==== RECORDED DATA ====

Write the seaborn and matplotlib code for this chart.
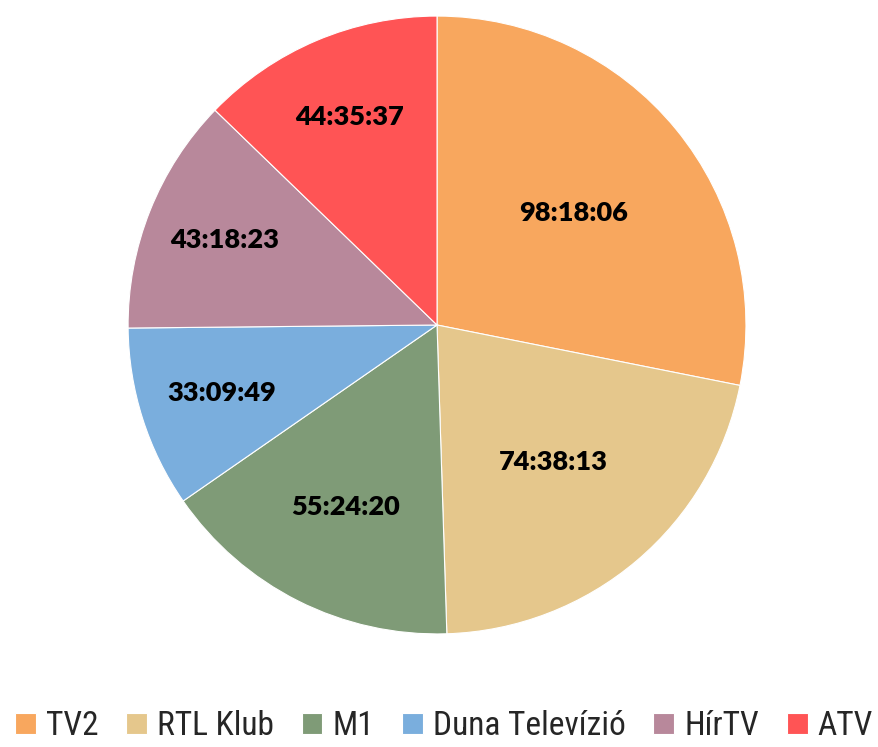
import numpy as np
import seaborn as sns
import matplotlib.pyplot as plt
from matplotlib import font_manager

sns.set_theme(style="white")
plt.rcParams['font.family'] = ['Lato', 'DejaVu Sans']

# data
channels = ["TV2", "RTL Klub", "M1", "Duna Televízió", "HírTV", "ATV"]
durations = ["98:18:06", "74:38:13", "55:24:20", "33:09:49", "43:18:23", "44:35:37"]
colors = ["#F8A75E", "#E5C78C", "#7F9B77", "#7AAEDD", "#B8889B", "#FF5455"]

def to_seconds(s):
    h, m, sec = (int(x) for x in s.split(":"))
    return h * 3600 + m * 60 + sec

secs = np.array([to_seconds(d) for d in durations])

names = {f.name for f in font_manager.fontManager.ttflist}
legend_font, legend_size = 'Lato', 21
for cand in ['Roboto Condensed', 'Open Sans Condensed', 'Liberation Sans Narrow']:
    if cand in names:
        legend_font, legend_size = cand, 24
        break

fig = plt.figure(figsize=(8.79, 7.47), dpi=100)
ax = fig.add_axes([0.0, 0.0, 1.0, 1.0])
ax.axis('off')

wedges, _ = ax.pie(secs, colors=colors, startangle=90, counterclock=False,
                   radius=1.0, wedgeprops=dict(linewidth=0.8, edgecolor='white'))
ax.set_xlim(-1.414, 1.430)
ax.set_ylim(-1.366, 1.052)

# label distance per slice (best-fit style)
label_r = [0.57, 0.58, 0.66, 0.73, 0.74, 0.73]
for w, txt, r in zip(wedges, durations, label_r):
    ang = np.deg2rad((w.theta1 + w.theta2) / 2)
    ax.text(r * np.cos(ang), r * np.sin(ang), txt, ha='center', va='center',
            fontsize=19.5, fontweight='heavy', color='black')

fig.legend(wedges, channels, loc='lower center', ncol=6, frameon=False,
           bbox_to_anchor=(0.505, -0.034), prop={'family': legend_font, 'size': legend_size},
           handlelength=0.62, handleheight=0.62, handletextpad=0.3,
           columnspacing=0.84)

fig.savefig("out.png", dpi=100)
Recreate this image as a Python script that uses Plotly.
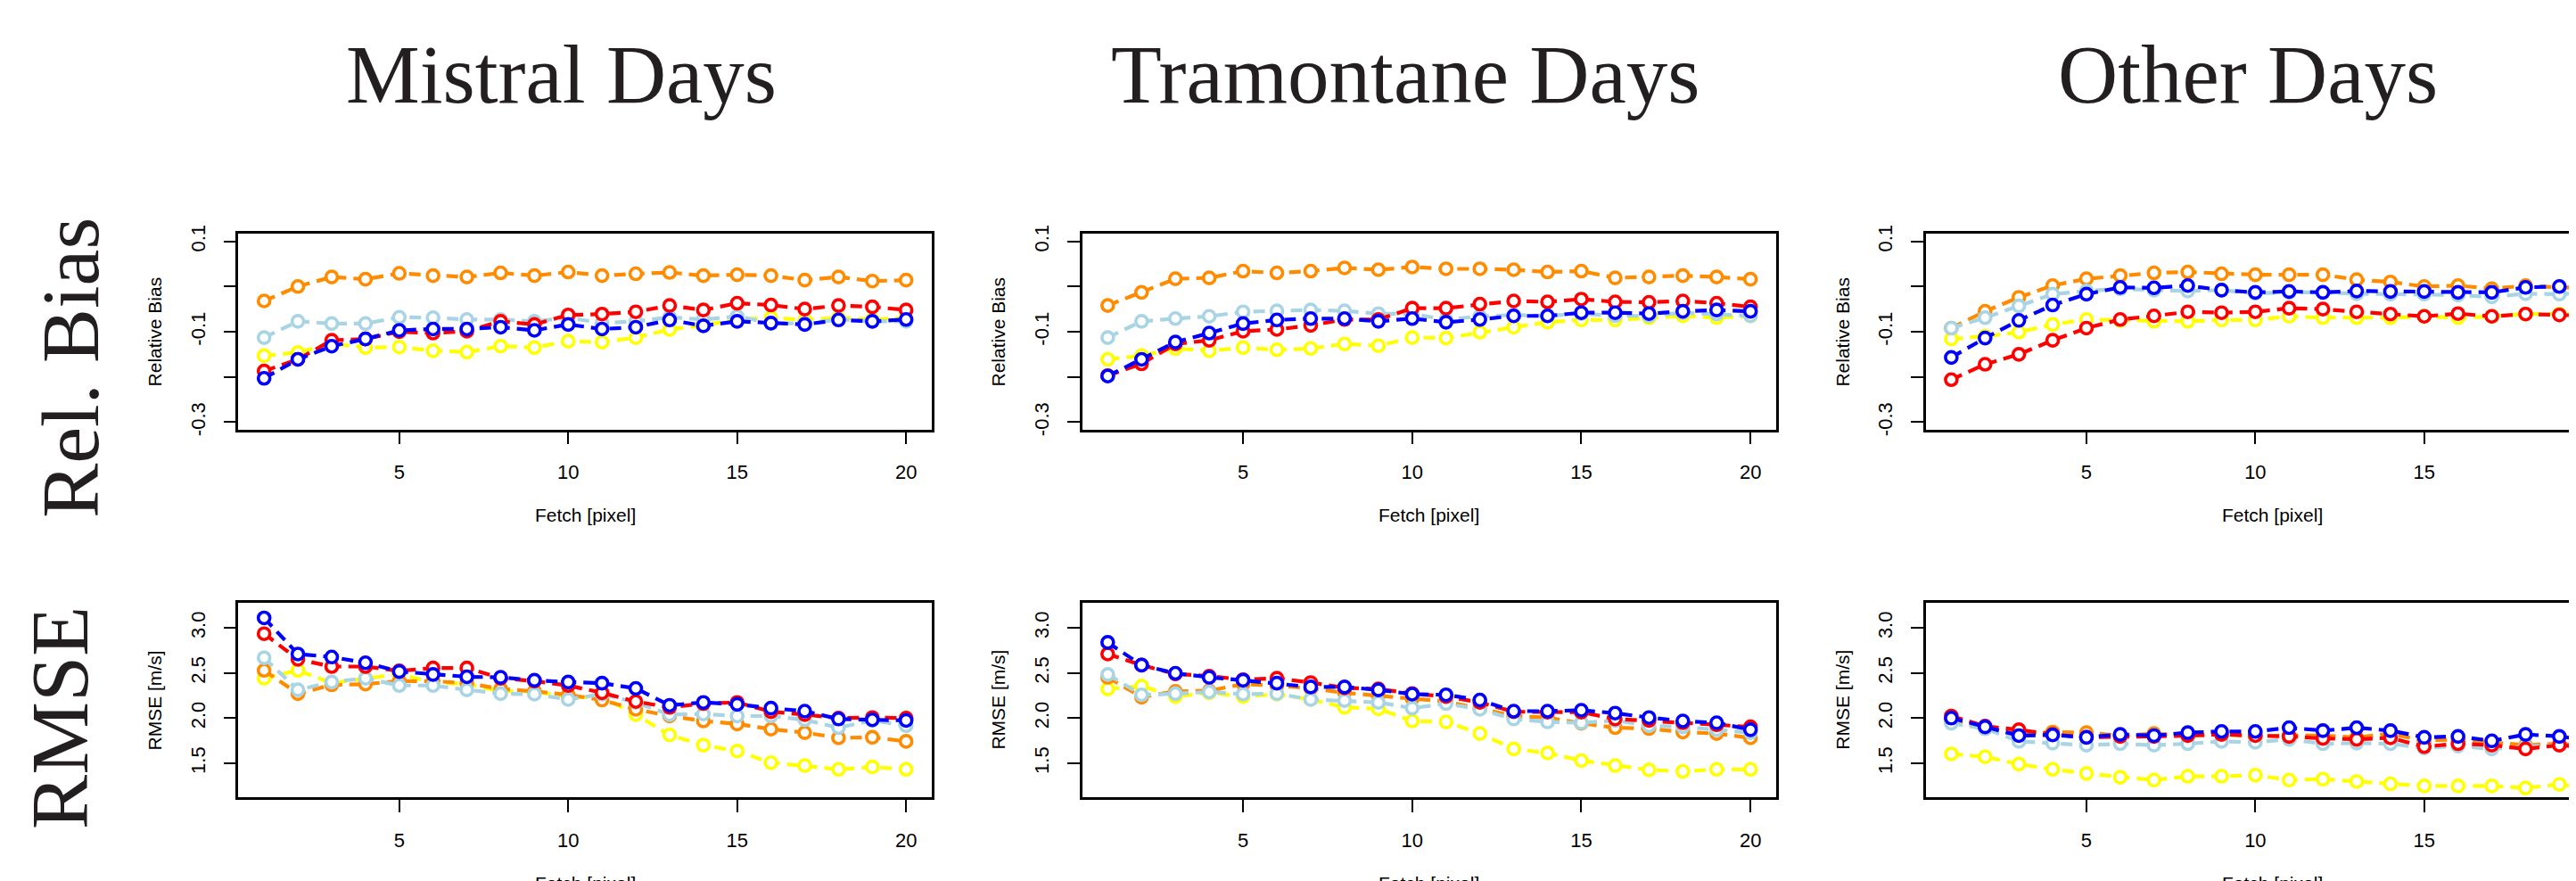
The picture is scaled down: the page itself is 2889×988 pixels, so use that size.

====

◆ **SHORT TASK**
The images in the entries above should be left out; please reproduce exactly the lines from the first through the one containing "secs = np.array([to_seconds(d)".

◆ **RESPONSE TO THE EXERCISE**
Write the seaborn and matplotlib code for this chart.
import numpy as np
import seaborn as sns
import matplotlib.pyplot as plt
from matplotlib import font_manager

sns.set_theme(style="white")
plt.rcParams['font.family'] = ['Lato', 'DejaVu Sans']

# data
channels = ["TV2", "RTL Klub", "M1", "Duna Televízió", "HírTV", "ATV"]
durations = ["98:18:06", "74:38:13", "55:24:20", "33:09:49", "43:18:23", "44:35:37"]
colors = ["#F8A75E", "#E5C78C", "#7F9B77", "#7AAEDD", "#B8889B", "#FF5455"]

def to_seconds(s):
    h, m, sec = (int(x) for x in s.split(":"))
    return h * 3600 + m * 60 + sec

secs = np.array([to_seconds(d) for d in durations])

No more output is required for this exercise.